O senhor é o principal interlocutor do governo com os caminhoneiros autônomos. Corremos o risco de ter uma nova greve da categoria? A possibilidade de greve hoje é muito remota, em decorrência do diálogo que construímos juntos. A grande maioria dos caminhoneiros tem tido compreensão do esforço que estamos fazendo. O que eu digo a eles é que temos de construir um conjunto de soluções para os problemas, mas aqueles que o governo pode resolver. O maior problema do setor atualmente é excesso de oferta. Passamos por um período de financiamento de caminhões em massa, até por volta de 2014, seguido por uma expressiva queda do PIB, após 2015. Foram oito semestres seguidos de retração econômica. Com o excesso de oferta houve queda de preço. Esse é um movimento de mercado. Tem gente que quer mais contrato (de frete), mas isso eu não posso resolver.

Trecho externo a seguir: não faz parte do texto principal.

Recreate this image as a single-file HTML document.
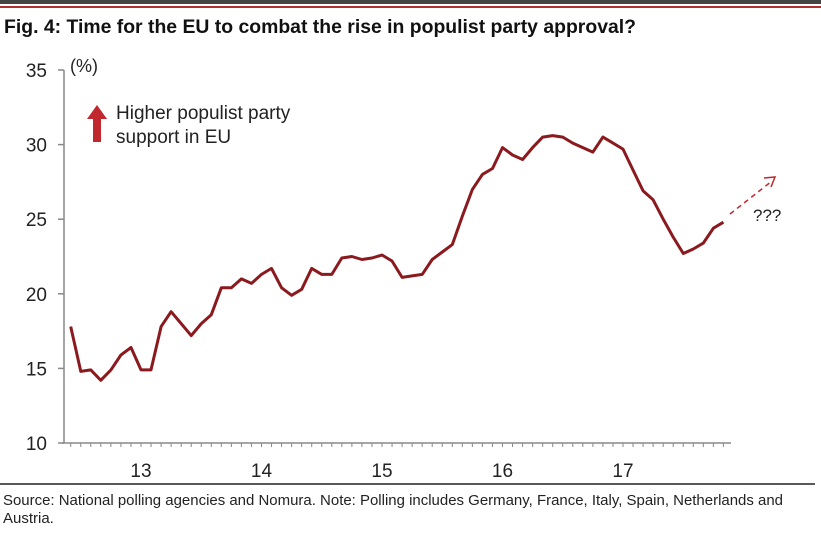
<!DOCTYPE html>
<html><head><meta charset="utf-8"><style>
body{margin:0;background:#fff;width:821px;height:529px;overflow:hidden;font-family:"Liberation Sans",sans-serif;}
</style></head><body>
<svg width="821" height="529" xmlns="http://www.w3.org/2000/svg" id="svg" font-family="Liberation Sans, sans-serif">
<rect x="0" y="0" width="821" height="4" fill="#444"/>
<rect x="0" y="6" width="821" height="2" fill="#b23030"/>
<text x="4" y="33" font-size="19" font-weight="bold" fill="#111" textLength="632" lengthAdjust="spacingAndGlyphs">Fig. 4: Time for the EU to combat the rise in populist party approval?</text>
<text x="70" y="72" font-size="18" fill="#222">(%)</text>
<g id="axes"></g>
<g id="marks"></g>
<polygon points="87,119 97,105 107,119" fill="#c0282d"/>
<rect x="93" y="118" width="8" height="24" fill="#c0282d"/>
<text x="116" y="119" font-size="19" fill="#222">Higher populist party</text>
<text x="116" y="143" font-size="19" fill="#222">support in EU</text>
<line x1="730" y1="214" x2="772" y2="181" stroke="#c0282d" stroke-width="1.5" stroke-dasharray="5,4"/>
<polyline points="764,178 775,177 771,187" fill="none" stroke="#c0282d" stroke-width="1.5"/>
<text x="753" y="221" font-size="17" fill="#222">???</text>
<line x1="0" y1="484" x2="815" y2="484" stroke="#222" stroke-width="1.5"/>
<text x="3" y="505" font-size="15" fill="#222" textLength="780" lengthAdjust="spacingAndGlyphs">Source: National polling agencies and Nomura. Note: Polling includes Germany, France, Italy, Spain, Netherlands and</text>
<text x="3" y="523" font-size="15" fill="#222">Austria.</text>
</svg>
<script>
const yTicks=[10,15,20,25,30,35];
const xLabels=["13","14","15","16","17"];
const xLabelYears=[2013,2014,2015,2016,2017];
const startYear=2012, startMonth=5;
const values=[17.8,14.8,14.9,14.2,14.9,15.9,16.4,14.9,14.9,17.8,18.8,18.0,17.2,18.0,18.6,20.4,20.4,21.0,20.7,21.3,21.7,20.4,19.9,20.3,21.7,21.3,21.3,22.4,22.5,22.3,22.4,22.6,22.2,21.1,21.2,21.3,22.3,22.8,23.3,25.2,27.0,28.0,28.4,29.8,29.3,29.0,29.8,30.5,30.6,30.5,30.1,29.8,29.5,30.5,30.1,29.7,28.3,26.9,26.3,25.0,23.8,22.7,23.0,23.4,24.4,24.8];
const NS="http://www.w3.org/2000/svg";
const yS=v=>443-(v-10)*(373/25);
const xS=t=>141+(t-2013)*120.5;
const axes=document.getElementById('axes'), marks=document.getElementById('marks');
function mk(tag,attrs,parent){const e=document.createElementNS(NS,tag);for(const k in attrs)e.setAttribute(k,attrs[k]);parent.appendChild(e);return e;}
let e=mk('line',{x1:64,y1:70,x2:64,y2:443,stroke:'#888','stroke-width':1.5},axes);


e=mk('line',{x1:62,y1:443,x2:731,y2:443,stroke:'#888','stroke-width':1.5},axes);


yTicks.forEach(v=>{
  const t=mk('line',{x1:58,y1:yS(v),x2:64,y2:yS(v),stroke:'#888','stroke-width':1.5},axes);
  
  
  const l=mk('text',{x:47,y:yS(v)+7,'font-size':19,fill:'#222','text-anchor':'end'},axes);
  l.textContent=v;
  
  
});
for(let m=0;m<=67;m++){
  const x=xS(2012+(m+5)/12);
  if(x<63||x>731)continue;
  const t=mk('line',{x1:x,y1:443,x2:x,y2:447,stroke:'#888','stroke-width':1},axes);
  
  
}
xLabels.forEach((s,i)=>{
  const l=mk('text',{x:xS(xLabelYears[i]),y:477,'font-size':19,fill:'#222','text-anchor':'middle'},axes);
  l.textContent=s;
  
  
});
const pts=values.map((v,i)=>xS(startYear+(startMonth+i)/12).toFixed(1)+','+yS(v).toFixed(1)).join(' ');
const pl=mk('polyline',{points:pts,fill:'none',stroke:'#8b1a1f','stroke-width':3,'stroke-linejoin':'round'},marks);


</script>
</body></html>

Onde o governo pode atuar? Estamos atuando para melhorar a prestação de serviços aos caminhoneiros. Os novos contratos de concessão de rodovias obrigam à construção e operação de postos de descanso, o que é importante para a segurança deles. Trabalhamos no desenvolvimento do cartão de saúde, que dá assistência médica e odontológica ao caminhoneiro na estrada. Trabalhamos com a Petrobras e o Ministério de Minas e Energia para criar o cartão Petrobras, que garante o preço do combustível na estrada. Foi uma maneira de amortecer a variação do combustível, sem interferir na política de preços da estatal. Também estamos trabalhando para reduzir a burocracia de transporte. Os caminhoneiros, em sua grande maioria, têm tido compreensão do esforço que está sendo feito, e a categoria demonstra paciência para aguardar, na crença de que estamos caminhando na direção de resolver os problemas.